_GOAL OF THE EXERCISE_
Tally the lines of the listing that contain the word "this", then give the total and nothing else.

_Rows from a dataset of charts and code_
--- --- ---

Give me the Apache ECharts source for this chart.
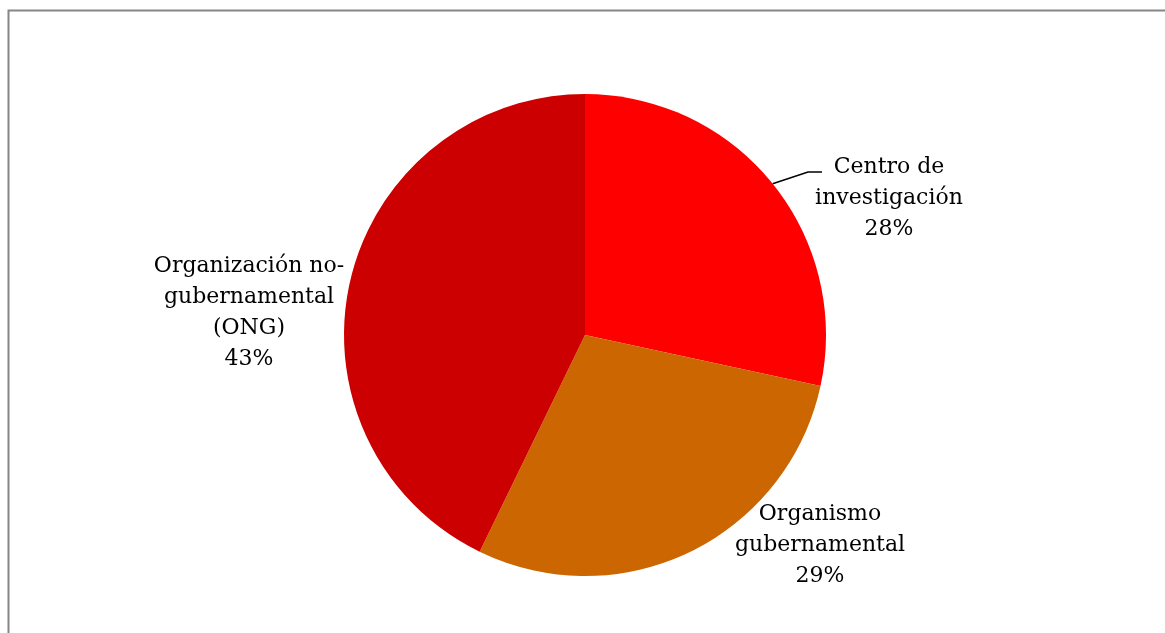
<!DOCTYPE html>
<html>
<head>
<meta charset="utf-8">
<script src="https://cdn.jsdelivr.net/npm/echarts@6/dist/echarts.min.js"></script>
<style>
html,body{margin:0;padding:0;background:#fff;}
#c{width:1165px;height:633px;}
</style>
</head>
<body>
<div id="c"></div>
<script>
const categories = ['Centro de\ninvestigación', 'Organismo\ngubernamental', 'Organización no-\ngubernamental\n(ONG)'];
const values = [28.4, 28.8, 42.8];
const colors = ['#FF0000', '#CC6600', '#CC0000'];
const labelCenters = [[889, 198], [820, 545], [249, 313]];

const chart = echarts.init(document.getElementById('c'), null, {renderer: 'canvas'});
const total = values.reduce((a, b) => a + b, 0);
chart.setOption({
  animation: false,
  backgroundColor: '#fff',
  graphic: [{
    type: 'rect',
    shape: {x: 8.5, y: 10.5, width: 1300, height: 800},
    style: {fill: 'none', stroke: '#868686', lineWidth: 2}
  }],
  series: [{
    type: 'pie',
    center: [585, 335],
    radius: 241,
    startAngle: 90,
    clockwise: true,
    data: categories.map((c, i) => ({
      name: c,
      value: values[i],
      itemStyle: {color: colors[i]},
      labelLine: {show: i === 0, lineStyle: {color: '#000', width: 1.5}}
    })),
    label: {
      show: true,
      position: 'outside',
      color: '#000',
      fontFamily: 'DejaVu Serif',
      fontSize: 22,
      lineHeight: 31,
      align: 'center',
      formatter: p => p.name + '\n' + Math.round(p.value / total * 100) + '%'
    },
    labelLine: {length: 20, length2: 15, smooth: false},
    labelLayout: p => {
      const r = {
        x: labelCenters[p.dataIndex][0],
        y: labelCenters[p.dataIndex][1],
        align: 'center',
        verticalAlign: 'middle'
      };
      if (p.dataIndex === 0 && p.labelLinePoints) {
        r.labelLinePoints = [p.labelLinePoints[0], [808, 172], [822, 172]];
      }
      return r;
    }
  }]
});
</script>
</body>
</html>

--- --- ---

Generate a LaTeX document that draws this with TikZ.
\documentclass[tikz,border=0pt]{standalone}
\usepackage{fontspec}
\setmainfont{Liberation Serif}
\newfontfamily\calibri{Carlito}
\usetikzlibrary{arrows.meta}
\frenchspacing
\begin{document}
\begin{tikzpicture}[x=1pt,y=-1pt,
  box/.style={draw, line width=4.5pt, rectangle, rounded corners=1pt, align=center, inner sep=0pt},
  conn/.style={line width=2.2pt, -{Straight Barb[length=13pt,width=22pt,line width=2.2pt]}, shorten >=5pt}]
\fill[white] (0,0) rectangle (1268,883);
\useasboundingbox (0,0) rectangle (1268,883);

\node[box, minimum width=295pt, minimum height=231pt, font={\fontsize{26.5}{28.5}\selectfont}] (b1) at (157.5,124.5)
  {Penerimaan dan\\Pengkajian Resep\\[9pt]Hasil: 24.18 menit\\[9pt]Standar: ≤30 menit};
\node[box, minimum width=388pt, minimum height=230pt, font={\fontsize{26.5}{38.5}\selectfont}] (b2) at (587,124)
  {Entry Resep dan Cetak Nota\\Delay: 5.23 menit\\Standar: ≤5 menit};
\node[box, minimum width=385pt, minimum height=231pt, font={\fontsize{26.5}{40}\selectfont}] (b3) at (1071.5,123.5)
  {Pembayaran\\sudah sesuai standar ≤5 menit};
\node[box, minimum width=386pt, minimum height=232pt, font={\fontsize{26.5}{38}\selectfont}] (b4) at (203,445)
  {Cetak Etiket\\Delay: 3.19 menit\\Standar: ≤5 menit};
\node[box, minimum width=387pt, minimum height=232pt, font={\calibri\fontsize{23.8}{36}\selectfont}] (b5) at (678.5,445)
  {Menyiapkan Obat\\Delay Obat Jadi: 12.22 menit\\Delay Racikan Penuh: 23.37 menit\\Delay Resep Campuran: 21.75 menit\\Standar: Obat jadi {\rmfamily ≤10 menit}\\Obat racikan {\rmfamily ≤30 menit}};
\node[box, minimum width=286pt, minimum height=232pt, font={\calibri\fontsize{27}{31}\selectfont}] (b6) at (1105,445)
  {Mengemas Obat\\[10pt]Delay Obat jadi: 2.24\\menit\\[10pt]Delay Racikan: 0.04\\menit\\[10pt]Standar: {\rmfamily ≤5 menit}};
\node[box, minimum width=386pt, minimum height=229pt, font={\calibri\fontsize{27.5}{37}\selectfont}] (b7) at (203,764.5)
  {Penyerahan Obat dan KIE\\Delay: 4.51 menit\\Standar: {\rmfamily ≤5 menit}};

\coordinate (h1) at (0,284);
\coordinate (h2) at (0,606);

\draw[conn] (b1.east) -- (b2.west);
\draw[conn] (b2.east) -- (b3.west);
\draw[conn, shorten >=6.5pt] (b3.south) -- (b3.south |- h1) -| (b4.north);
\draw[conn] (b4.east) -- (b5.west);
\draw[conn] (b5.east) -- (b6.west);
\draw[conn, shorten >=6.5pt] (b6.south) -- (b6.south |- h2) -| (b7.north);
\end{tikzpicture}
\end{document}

--- --- ---

_RESPONSE TO THE EXERCISE_
2